Brexit in the Boardroom - The View From Business: Autumn 2018 Update
With six months to go until the March 29th 2019 deadline, there is still a huge amount of Brexit uncertainty. Just as we did in December 2017; in our latest survey, Brexit in the Boardroom 2.0, we spoke to over 2,000 leaders of large businesses across four major EU economies (France, Germany, Spain and the UK) to understand how their plans for Brexit have evolved, whether their expectations have changed, and what concrete steps they have taken during 2018 to prepare. Our survey revealed some interesting findings, including:
Timing: Back in December 2017, 75% of firms expected clarity on the UK/EU relationship by June 2018. That deadline came and went. Now only 12% in UK and 20% in Europe believe they have clarity, with 74% expecting they will now get clarity by February 2019.
Decision making: Previously 84% of respondents had said that they will make irreversible decisions by September 2018 but only 19% have done so. Now three-quarters (75%) of respondents said they will make irreversible decisions to manage Brexit by February 2019, which is when they expect to now have clarity on the outcome of negotiations.

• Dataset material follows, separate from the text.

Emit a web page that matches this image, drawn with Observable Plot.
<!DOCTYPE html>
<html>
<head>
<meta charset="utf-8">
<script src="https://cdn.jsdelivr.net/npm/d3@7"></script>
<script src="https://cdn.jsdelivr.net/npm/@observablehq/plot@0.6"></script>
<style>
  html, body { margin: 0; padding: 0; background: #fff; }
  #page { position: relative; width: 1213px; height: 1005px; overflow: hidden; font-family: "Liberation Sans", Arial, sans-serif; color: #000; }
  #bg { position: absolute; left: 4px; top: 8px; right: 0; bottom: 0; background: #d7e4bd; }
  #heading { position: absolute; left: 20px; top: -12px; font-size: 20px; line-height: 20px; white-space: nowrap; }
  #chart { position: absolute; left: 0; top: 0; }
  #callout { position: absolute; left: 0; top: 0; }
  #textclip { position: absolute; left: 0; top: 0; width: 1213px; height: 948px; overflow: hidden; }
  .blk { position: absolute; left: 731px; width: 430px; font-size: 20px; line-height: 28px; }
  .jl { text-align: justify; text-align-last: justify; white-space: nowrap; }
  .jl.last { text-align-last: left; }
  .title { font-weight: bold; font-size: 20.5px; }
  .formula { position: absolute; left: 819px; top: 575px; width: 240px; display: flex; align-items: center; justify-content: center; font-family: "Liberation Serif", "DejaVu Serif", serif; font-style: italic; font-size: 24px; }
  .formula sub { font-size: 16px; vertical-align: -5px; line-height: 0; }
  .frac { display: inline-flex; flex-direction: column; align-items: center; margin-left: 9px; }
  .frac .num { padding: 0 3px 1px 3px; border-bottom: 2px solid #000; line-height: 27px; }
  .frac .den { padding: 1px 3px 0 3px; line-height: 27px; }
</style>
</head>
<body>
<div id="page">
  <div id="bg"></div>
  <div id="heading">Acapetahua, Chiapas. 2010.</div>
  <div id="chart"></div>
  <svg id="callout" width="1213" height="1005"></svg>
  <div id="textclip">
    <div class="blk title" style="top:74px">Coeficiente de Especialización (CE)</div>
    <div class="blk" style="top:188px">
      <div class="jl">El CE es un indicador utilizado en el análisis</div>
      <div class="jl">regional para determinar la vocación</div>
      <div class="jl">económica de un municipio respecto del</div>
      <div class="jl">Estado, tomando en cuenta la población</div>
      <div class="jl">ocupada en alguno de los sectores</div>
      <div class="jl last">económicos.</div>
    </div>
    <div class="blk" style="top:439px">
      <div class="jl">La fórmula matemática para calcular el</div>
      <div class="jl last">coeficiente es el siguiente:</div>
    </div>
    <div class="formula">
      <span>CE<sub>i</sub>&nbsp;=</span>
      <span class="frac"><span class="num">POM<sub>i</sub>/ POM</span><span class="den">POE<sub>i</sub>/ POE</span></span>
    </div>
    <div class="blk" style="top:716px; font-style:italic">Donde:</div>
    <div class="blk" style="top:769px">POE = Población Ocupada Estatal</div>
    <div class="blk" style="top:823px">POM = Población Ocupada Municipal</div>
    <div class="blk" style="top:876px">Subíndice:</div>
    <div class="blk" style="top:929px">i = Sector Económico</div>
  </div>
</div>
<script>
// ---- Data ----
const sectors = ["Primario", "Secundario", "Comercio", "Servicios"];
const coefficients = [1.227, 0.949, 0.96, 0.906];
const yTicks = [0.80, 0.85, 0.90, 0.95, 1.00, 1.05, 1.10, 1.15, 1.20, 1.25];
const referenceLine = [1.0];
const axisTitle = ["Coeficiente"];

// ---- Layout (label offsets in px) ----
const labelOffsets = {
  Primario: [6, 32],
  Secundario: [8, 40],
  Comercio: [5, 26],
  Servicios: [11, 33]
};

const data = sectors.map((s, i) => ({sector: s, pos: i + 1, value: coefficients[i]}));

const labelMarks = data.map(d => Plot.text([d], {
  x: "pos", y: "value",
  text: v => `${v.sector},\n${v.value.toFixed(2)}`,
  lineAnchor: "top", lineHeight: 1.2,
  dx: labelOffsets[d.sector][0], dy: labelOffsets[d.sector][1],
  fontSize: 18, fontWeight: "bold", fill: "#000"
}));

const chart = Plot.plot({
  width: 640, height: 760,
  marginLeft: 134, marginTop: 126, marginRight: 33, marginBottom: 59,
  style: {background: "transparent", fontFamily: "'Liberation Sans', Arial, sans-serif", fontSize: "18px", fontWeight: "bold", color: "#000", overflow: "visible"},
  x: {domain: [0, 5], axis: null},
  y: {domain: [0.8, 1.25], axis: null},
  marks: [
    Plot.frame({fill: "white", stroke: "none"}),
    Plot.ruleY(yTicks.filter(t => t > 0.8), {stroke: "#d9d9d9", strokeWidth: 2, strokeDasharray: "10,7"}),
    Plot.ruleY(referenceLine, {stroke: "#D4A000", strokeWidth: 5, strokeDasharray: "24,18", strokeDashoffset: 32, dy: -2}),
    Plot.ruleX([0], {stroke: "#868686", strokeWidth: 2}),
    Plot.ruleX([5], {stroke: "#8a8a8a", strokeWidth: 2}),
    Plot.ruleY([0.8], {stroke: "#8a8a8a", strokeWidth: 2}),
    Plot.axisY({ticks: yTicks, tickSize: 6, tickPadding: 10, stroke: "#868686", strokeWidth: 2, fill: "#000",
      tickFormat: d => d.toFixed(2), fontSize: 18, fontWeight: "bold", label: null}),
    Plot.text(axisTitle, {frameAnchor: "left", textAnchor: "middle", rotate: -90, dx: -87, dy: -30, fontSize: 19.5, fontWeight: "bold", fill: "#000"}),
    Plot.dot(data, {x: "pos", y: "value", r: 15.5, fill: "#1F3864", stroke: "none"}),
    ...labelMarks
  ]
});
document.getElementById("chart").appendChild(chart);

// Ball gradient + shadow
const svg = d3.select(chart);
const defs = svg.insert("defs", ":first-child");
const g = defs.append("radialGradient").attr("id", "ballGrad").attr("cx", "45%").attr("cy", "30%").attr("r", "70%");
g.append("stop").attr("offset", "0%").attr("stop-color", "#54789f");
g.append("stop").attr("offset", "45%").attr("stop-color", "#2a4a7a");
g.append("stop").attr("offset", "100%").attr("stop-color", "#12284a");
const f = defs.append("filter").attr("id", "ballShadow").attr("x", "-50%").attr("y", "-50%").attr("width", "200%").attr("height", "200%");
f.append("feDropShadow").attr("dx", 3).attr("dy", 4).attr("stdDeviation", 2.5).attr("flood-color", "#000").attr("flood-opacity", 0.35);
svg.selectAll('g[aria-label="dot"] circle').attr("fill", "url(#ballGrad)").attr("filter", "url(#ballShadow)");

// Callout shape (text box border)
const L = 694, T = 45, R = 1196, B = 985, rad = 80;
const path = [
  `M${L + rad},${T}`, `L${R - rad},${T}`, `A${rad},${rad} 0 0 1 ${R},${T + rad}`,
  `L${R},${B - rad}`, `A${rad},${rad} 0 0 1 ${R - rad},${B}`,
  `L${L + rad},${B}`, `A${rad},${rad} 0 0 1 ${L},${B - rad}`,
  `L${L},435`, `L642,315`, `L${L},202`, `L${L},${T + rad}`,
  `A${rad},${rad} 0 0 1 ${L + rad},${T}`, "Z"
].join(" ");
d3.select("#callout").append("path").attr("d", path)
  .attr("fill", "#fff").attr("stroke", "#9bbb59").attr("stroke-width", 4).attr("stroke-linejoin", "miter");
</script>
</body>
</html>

Expectation of ‘soft’ Brexit: 58% of these large companies believe the UK will continue to have tariff free access to the Single Market after Brexit (but this is down from 65% in December 2017), with that belief being 68% for UK firms (down from 75%) Despite this, 83% of businesses expect to increase or maintain turnover in the year following Brexit.
‘No deal’ plans: 76% of businesses say they have a ‘no deal’ contingency plan prepared or in place.
Impact on UK R&D: 63% of UK firms and 61% of European ones said they planned to move R&D facilities from the UK to the Continent as a result of Brexit, with UK financial services firms the most likely to move (76%).
Impact on UK Jobs: Two-thirds (69%) of respondents said they were concerned about job losses post-Brexit, with that figure rising to 80% for UK firms.
79% of firms said they have established a dedicated Brexit team, with most saying they were ‘fully’ prepared for Brexit, but an important minority of 42% saying they were only ‘partly’ prepared.